This no-holds-barred account of Leland Bardwell’s life spans five decades and unveils the shroud of innocence that often clouds our vision of the past. Bardwell confronts her life head on, confessing bygone sins and exorcising old demons. However, despite the hardships of her life, this is far from a misery memoir: A Restless Life celebrates the artistic, and often times anarchistic, life of one of Ireland’s hidden literary treasures.
As a young girl, Leland returned with her family from India to live in Leixlip, County Kildare, where she fell madly in love with her father’s cousin. An unplanned pregnancy brings her to a war-torn London, where her son is adopted. Accumulating lovers and children over the years, she becomes a teacher in the highlands of Scotland, and a paper-seller on the street-corners of Paris, before returning to Dublin. Here, she struggles to combine motherhood with artistic expression, as well as juggle her various affairs, both official and illicit.

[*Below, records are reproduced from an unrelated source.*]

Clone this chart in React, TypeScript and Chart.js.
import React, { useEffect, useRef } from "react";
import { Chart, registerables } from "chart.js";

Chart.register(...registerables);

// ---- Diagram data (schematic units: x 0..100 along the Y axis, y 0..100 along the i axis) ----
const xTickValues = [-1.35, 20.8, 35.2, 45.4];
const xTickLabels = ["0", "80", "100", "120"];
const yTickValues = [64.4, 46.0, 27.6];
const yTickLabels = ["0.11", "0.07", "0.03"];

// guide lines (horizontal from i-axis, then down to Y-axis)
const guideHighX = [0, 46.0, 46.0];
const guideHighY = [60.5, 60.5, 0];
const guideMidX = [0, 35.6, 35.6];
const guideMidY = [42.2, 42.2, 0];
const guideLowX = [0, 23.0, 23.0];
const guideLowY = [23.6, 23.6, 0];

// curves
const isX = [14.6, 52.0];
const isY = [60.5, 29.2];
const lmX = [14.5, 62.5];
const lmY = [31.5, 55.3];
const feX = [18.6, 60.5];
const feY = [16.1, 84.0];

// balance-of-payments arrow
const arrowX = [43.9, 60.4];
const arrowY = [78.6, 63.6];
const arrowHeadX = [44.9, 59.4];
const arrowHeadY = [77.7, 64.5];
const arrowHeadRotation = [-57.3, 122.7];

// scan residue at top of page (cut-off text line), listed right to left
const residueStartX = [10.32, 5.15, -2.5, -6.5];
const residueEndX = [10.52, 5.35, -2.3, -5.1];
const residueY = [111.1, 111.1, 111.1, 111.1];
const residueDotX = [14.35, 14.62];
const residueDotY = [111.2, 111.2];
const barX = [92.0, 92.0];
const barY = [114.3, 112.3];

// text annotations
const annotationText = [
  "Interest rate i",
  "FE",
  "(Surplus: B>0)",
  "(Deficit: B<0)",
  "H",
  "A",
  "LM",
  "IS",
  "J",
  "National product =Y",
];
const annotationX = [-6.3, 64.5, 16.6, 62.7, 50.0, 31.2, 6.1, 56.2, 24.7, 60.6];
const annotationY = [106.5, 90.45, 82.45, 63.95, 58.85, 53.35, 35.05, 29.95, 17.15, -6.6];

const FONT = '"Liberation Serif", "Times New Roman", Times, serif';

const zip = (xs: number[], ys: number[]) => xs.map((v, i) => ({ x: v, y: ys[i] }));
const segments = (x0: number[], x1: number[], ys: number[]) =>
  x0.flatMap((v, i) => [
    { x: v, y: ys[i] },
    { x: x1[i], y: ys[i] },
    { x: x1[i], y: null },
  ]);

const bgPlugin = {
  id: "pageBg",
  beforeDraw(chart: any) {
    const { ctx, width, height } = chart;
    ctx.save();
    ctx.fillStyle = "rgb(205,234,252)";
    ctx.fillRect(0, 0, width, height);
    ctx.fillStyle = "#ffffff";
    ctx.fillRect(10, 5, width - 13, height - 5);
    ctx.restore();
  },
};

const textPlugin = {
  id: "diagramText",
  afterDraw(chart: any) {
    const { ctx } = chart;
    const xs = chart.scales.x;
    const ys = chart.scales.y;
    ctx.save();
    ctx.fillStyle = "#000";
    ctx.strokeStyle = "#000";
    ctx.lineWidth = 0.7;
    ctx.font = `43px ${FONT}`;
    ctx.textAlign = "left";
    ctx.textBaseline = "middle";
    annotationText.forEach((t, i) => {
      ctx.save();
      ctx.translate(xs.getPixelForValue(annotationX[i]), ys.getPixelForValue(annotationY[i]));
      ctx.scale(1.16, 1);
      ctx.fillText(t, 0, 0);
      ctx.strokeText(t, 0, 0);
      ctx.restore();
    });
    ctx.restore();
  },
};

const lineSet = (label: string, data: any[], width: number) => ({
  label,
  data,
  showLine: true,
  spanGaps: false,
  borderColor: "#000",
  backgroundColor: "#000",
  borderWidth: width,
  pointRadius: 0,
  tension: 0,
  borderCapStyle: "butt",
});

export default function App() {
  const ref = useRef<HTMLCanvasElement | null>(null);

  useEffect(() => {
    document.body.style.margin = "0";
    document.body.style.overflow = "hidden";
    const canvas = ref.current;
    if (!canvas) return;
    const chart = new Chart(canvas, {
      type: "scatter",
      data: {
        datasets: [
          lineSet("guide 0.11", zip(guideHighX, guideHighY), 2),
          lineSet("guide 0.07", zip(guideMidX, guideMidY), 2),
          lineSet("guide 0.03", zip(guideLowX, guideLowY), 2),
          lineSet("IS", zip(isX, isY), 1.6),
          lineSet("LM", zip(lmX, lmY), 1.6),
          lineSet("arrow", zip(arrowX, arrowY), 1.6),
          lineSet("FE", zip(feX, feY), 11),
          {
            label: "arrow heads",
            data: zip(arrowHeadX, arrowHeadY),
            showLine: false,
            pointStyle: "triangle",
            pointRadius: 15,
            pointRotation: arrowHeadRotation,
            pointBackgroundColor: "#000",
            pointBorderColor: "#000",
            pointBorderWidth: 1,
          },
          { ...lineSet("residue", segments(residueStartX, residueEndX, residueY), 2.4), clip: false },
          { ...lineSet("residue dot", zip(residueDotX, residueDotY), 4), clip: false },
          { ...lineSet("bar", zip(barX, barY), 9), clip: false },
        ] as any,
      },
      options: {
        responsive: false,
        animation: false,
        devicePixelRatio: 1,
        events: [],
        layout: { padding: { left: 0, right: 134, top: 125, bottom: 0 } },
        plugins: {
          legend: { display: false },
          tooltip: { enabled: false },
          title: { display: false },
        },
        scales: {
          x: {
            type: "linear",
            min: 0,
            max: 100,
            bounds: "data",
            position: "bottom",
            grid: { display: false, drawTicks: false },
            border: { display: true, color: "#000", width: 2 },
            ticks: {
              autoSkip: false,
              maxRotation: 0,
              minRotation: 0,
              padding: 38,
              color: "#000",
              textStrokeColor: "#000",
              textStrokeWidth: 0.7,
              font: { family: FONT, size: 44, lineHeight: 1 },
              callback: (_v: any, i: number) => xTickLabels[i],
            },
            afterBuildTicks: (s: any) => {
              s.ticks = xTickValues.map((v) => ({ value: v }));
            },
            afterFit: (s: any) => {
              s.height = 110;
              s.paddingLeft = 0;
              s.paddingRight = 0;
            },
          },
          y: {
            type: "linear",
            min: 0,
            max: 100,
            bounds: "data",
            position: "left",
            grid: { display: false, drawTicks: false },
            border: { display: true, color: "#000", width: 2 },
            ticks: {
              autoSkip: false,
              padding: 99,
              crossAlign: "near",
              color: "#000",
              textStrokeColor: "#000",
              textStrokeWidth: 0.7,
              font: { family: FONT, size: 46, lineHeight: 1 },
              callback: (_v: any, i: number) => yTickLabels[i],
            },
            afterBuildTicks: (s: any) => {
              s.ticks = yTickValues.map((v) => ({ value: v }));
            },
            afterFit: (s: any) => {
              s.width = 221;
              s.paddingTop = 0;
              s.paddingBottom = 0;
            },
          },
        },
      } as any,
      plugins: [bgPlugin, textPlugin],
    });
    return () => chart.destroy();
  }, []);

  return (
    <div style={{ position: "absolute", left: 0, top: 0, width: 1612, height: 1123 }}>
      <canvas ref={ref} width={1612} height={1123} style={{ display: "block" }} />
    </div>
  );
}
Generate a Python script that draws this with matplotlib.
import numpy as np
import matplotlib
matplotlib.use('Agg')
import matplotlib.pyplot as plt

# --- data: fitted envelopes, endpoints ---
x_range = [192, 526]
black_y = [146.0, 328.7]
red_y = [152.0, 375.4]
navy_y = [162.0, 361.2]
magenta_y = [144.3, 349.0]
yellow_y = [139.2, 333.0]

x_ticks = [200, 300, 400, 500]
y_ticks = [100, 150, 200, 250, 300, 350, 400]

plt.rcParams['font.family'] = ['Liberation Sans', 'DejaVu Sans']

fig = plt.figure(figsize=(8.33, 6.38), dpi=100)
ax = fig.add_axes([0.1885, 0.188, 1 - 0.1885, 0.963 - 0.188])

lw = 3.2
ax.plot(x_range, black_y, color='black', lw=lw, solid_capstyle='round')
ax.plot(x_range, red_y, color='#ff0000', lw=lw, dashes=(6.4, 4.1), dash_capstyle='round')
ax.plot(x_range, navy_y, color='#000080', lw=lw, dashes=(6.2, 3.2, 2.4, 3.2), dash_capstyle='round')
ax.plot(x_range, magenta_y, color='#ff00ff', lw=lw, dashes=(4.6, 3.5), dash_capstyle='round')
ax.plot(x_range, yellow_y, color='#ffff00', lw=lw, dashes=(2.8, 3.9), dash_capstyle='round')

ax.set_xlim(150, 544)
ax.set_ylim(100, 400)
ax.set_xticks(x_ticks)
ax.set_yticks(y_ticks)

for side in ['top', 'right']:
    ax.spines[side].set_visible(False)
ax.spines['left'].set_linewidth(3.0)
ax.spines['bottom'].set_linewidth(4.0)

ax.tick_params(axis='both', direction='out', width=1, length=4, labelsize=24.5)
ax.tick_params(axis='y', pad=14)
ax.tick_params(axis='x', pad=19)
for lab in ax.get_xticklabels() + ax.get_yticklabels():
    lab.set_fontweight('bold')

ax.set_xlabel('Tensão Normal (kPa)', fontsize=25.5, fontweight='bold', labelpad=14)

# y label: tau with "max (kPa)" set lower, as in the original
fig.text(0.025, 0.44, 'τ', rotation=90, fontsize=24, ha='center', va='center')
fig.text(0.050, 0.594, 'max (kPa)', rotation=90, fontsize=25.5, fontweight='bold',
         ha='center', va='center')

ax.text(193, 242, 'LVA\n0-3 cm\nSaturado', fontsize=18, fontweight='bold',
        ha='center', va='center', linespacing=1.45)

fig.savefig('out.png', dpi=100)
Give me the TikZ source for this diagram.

Ostracised by her family, her tiny flat on Leeson Street becomes a refuge for writers, artists, eccentrics, and the drunken literary crew of McDaid’s pub. It is in this melee that she first beds and then befriends Patrick Kavanagh, in what is a humorous and affectionate portrait of one of Ireland’s best-loved poets. The heartbreak, mayhem, and comedy of those years is told with a raw but poetic honesty. A searing and raunchy memoir, A Restless Life is the fascinating story of an extraordinary Irish woman.